A situação da testemunha que tenha sido condenada e cumpre pena restritiva de direito; se, por um lado resgata, a rigor, uma sanção penal, verifica–se, de outro, que o artigo também veda, expressamente, a proteção de condenados e indiciados que estejam sofrendo privação da liberdade por prisão cautelar sugerindo, com isso, que apenas busca evitar aplicação das medidas protetivas às pessoas que estejam privadas da liberdade, inclusive cautelarmente. Assim, a princípio, mesmo os condenados que foram beneficiados com a substituição da pena privativa de liberdade nos moldes previstos pela Lei n. 9.714/99, poderão ingressar nestes programas de proteção às testemunhas.

Em relação a vítimas e testemunhas com antecedentes criminais, a lei não obsta seu ingresso no programa, cabendo, contudo, ao representante do Ministério Público (art. 3º) a análise do comportamento e personalidade do agente (art. 2º, "caput"), requisitos que, em tese, poderão, conforme o caso concreto, impedir o acesso ao programa de proteção.

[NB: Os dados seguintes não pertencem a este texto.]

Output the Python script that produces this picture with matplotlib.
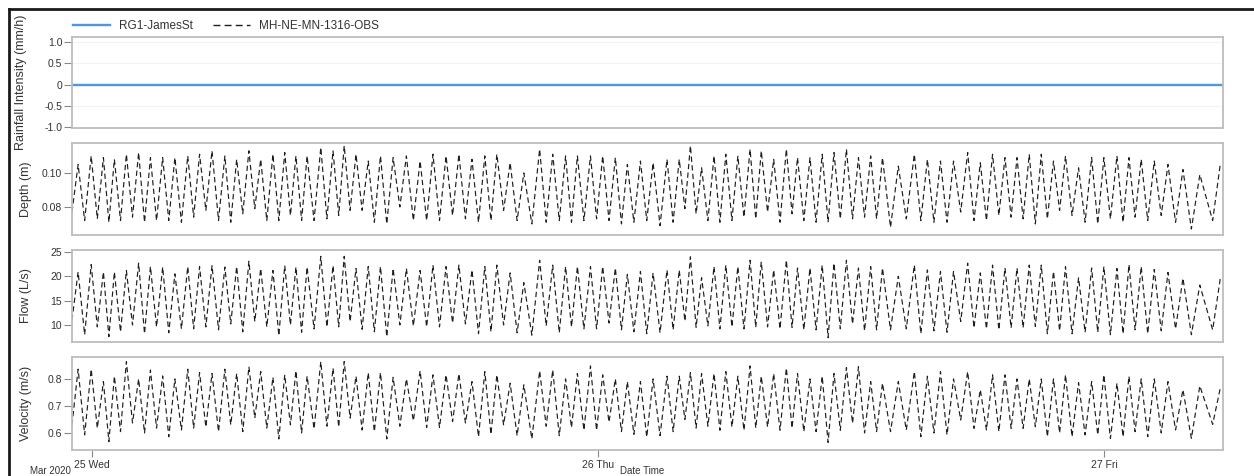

Por fim, não estando condenados, podem ingressar e obter a proteção do programa os indivíduos processados mas cujo processo esteja suspenso face do art. 89, da Lei n. 9.099/95, com o que se possibilita até que usuários de drogas (art. 16, da Lei n. 6.368/76) colaborem na identificação e prisão de narcotraficantes (art. 12, da mesma lei).

Assim, como forma de garantia de posterior validade como meio de prova, as interceptações telefônicas deverão ser previamente autorizadas pelo juiz competente, na forma da lei reguladora (n. 9.296/96).

A imposição de um teto para a ajuda financeira mensal deverá ser definida pelo conselho deliberativo (art. 7º, par. único), cujo valor deverá equilibrar dois aspectos contrários entre si: a) a manutenção do nível de vida do protegido; e b) verba existente para o programa.

A falta de tipos penais específicos não impede, contudo e diante do disposto no art. 12, do Código Penal, a responsabilização penal dos agentes públicos que porventura venham a violar e desrespeitar o sigilo, pois se sua manutenção é dever de ofício, incorrerão nas sanções penais respectivas já existentes no Código Penal, restringindo-se a discussão sobre qual dispositivo será aplicável, se o previsto no art. 325 (violação de sigilo profissional) ou, considerada a manutenção do sigilo como dever de ofício e dependendo da motivação que gerou o comportamento do funcionário, o art. 319 (prevaricação) ou art. 317, §1º (corrupção passiva qualificada).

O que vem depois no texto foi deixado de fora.